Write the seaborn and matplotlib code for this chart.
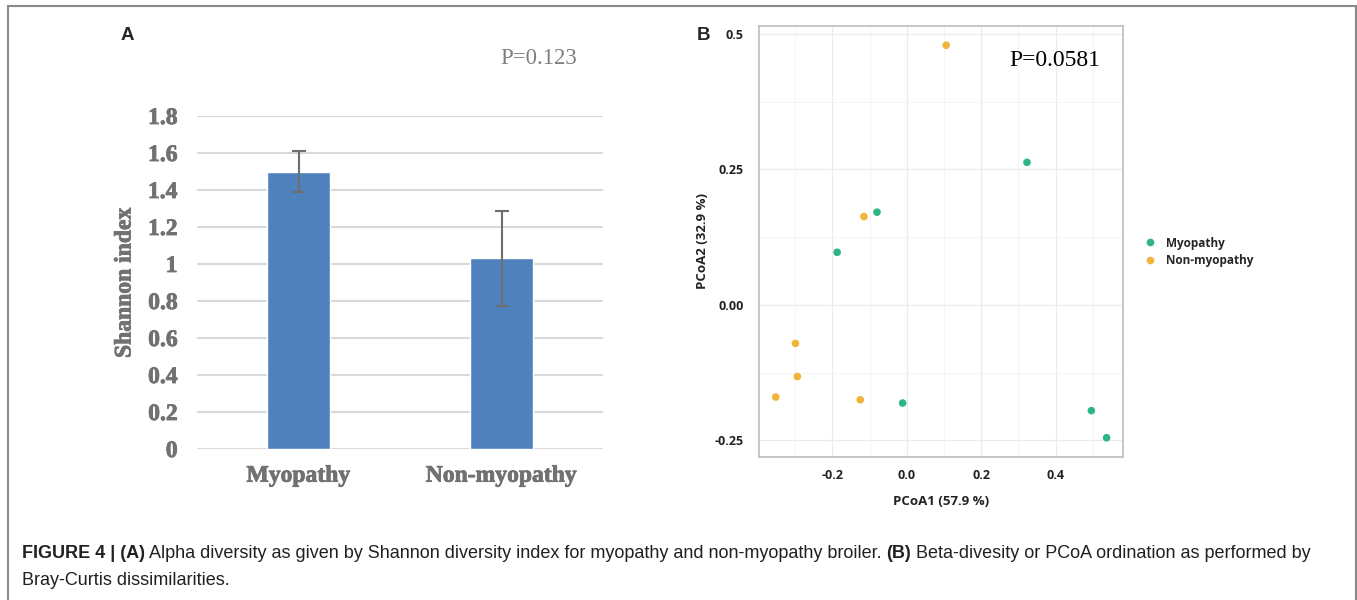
import numpy as np
import pandas as pd
import matplotlib
matplotlib.use("Agg")
import matplotlib.pyplot as plt
import matplotlib.patheffects as pe
import seaborn as sns
from matplotlib.patches import Rectangle
from matplotlib.lines import Line2D

#%% Daten

# Panel A: Shannon-Index je Gruppe (Mittelwert und Fehlerbalken)
groups = ["Myopathy", "Non-myopathy"]
shannon_mean = [1.50, 1.03]
shannon_err = [0.11, 0.255]
shannon_ticks = [0, 0.2, 0.4, 0.6, 0.8, 1.0, 1.2, 1.4, 1.6, 1.8]
shannon_ticklabels = ["0", "0.2", "0.4", "0.6", "0.8", "1", "1.2", "1.4", "1.6", "1.8"]

# Panel B: PCoA-Koordinaten (Bray-Curtis)
pcoa1 = [0.323, -0.080, -0.187, -0.011, 0.496, 0.537,
         0.106, -0.115, -0.299, -0.294, -0.352, -0.125]
pcoa2 = [0.263, 0.171, 0.097, -0.181, -0.195, -0.245,
         0.479, 0.163, -0.071, -0.132, -0.170, -0.175]
pcoa_group = ["Myopathy", "Myopathy", "Myopathy", "Myopathy", "Myopathy", "Myopathy",
              "Non-myopathy", "Non-myopathy", "Non-myopathy", "Non-myopathy",
              "Non-myopathy", "Non-myopathy"]
pcoa_xticks = [-0.2, 0.0, 0.2, 0.4]
pcoa_xticklabels = ["-0.2", "0.0", "0.2", "0.4"]
pcoa_yticks = [-0.25, 0.0, 0.25, 0.5]
pcoa_yticklabels = ["-0.25", "0.00", "0.25", "0.5"]

palette = {"Myopathy": "#2db487", "Non-myopathy": "#f0b43a"}

#%% Figur

W, H = 1357, 600
sns.set_style("white")
plt.rcParams["font.family"] = ["Liberation Sans", "DejaVu Sans"]

fig = plt.figure(figsize=(W / 100, H / 100), dpi=100)

# Rahmen um die ganze Abbildung
fig.patches.append(Rectangle((8 / W, -0.05), (1356 - 8) / W, 1 - 6 / H + 0.05,
                             transform=fig.transFigure, fill=False,
                             edgecolor="#8a8a8a", lw=1.5))

#%% Panel A: Balkendiagramm

gray = "#717171"
serif = "Liberation Serif"
# Serif-Schrift etwas kraeftiger machen
fat = [pe.withStroke(linewidth=0.6, foreground=gray)]

axA = fig.add_axes([197 / W, 1 - 449 / H, 406 / W, 333 / H])
dfA = pd.DataFrame({"group": groups, "shannon": shannon_mean})
sns.barplot(data=dfA, x="group", y="shannon", color="#4f81bd", saturation=1,
            width=0.31, errorbar=None, ax=axA, zorder=2)
axA.errorbar(x=np.arange(len(groups)), y=shannon_mean, yerr=shannon_err,
             fmt="none", ecolor="#6e6e6e", elinewidth=1.5, capsize=5,
             capthick=1.5, zorder=3)

axA.set_xlim(-0.5, 1.5)
axA.set_ylim(0, 1.8)
axA.set_yticks(shannon_ticks)
axA.set_yticklabels(shannon_ticklabels)
axA.yaxis.grid(True, color="#d9d9d9", lw=1.5)
axA.set_axisbelow(True)
for s in axA.spines.values():
    s.set_visible(False)
axA.tick_params(axis="y", length=0, pad=14)
axA.tick_params(axis="x", length=0, pad=12)
for lab in axA.get_yticklabels() + axA.get_xticklabels():
    lab.set_fontfamily(serif)
    lab.set_fontweight("bold")
    lab.set_fontsize(17)
    lab.set_color(gray)
    lab.set_path_effects(fat)
axA.set_xlabel("")
axA.set_ylabel("Shannon index", fontfamily=serif, fontweight="bold",
               fontsize=17, color=gray, labelpad=9, path_effects=fat)

fig.text(539 / W, 1 - 59 / H, "P=0.123", fontfamily=serif, fontsize=16.5,
         color="#7f7f7f", ha="center", va="center")
fig.text(127 / W, 1 - 35 / H, "A", fontweight="bold", fontsize=13.5,
         ha="center", va="center")

#%% Panel B: PCoA

sans = "Open Sans"

axB = fig.add_axes([759 / W, 1 - 456.7 / H, 364 / W, 431 / H])
dfB = pd.DataFrame({"pcoa1": pcoa1, "pcoa2": pcoa2, "group": pcoa_group})
sns.scatterplot(data=dfB, x="pcoa1", y="pcoa2", hue="group", palette=palette,
                s=30, edgecolor="none", legend=False, ax=axB, zorder=3)

axB.set_xlim(-0.397, 0.581)
axB.set_ylim(-0.280, 0.515)
axB.set_xticks(pcoa_xticks)
axB.set_xticklabels(pcoa_xticklabels)
axB.set_yticks(pcoa_yticks)
axB.set_yticklabels(pcoa_yticklabels)
axB.set_xticks([-0.3, -0.1, 0.1, 0.3, 0.5], minor=True)
axB.set_yticks([-0.125, 0.125, 0.375], minor=True)
axB.grid(True, which="major", color="#ebebeb", lw=0.9)
axB.grid(True, which="minor", color="#f4f4f4", lw=0.7)
axB.set_axisbelow(True)
for s in axB.spines.values():
    s.set_color("#bdbdbd")
    s.set_linewidth(1.2)
axB.tick_params(axis="x", which="major", length=0, pad=9)
axB.tick_params(axis="y", which="major", length=3, color="#aaaaaa", pad=8)
axB.tick_params(which="minor", length=0)
for lab in axB.get_yticklabels() + axB.get_xticklabels():
    lab.set_fontfamily(sans)
    lab.set_fontweight("bold")
    lab.set_fontsize(9)
    lab.set_color("#222222")
axB.set_xlabel("PCoA1 (57.9 %)", fontfamily=sans, fontweight="bold",
               fontsize=9.5, color="#222222", labelpad=9)
axB.set_ylabel("PCoA2 (32.9 %)", fontfamily=sans, fontweight="bold",
               fontsize=9.5, color="#222222", labelpad=4)

fig.text(1055 / W, 1 - 61 / H, "P=0.0581", fontfamily=serif, fontsize=17,
         color="black", ha="center", va="center")
fig.text(704 / W, 1 - 35 / H, "B", fontweight="bold", fontsize=13.5,
         ha="center", va="center")

# Legende
handles = [Line2D([], [], marker="o", ls="none", markersize=5.5,
                  markerfacecolor=palette[g], markeredgecolor="none") for g in groups]
leg = axB.legend(handles, groups, loc="upper left",
                 bbox_to_anchor=(1133 / W, 1 - 226 / H),
                 bbox_transform=fig.transFigure, frameon=False,
                 handlelength=1.0, handletextpad=0.9, labelspacing=0.35,
                 prop={"family": sans, "weight": "bold", "size": 8.5})

#%% Bildunterschrift (fett/normal gemischt)

cap_color = "#231f20"
cap_size = 12.95
line1 = [("FIGURE 4 | (A)", "bold"),
         (" Alpha diversity as given by Shannon diversity index for myopathy and non-myopathy broiler. ", "normal"),
         ("(B)", "bold"),
         (" Beta-divesity or PCoA ordination as performed by", "normal")]
line2 = "Bray-Curtis dissimilarities."

prev = fig.text(22 / W, 1 - 562 / H, line1[0][0], fontweight=line1[0][1],
                fontsize=cap_size, color=cap_color, va="bottom", ha="left")
for txt, wt in line1[1:]:
    prev = axA.annotate(txt, xy=(1, 0), xycoords=prev, va="bottom", ha="left",
                        fontweight=wt, fontsize=cap_size, color=cap_color)
fig.text(22 / W, 1 - 589 / H, line2, fontsize=cap_size, color=cap_color,
         va="bottom", ha="left")

fig.savefig("out.png", dpi=100)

WHAT IS NEEDED: Write the number of lines containing the word "seaborn" and nothing besides it.

EXERCISE SOLUTION: 2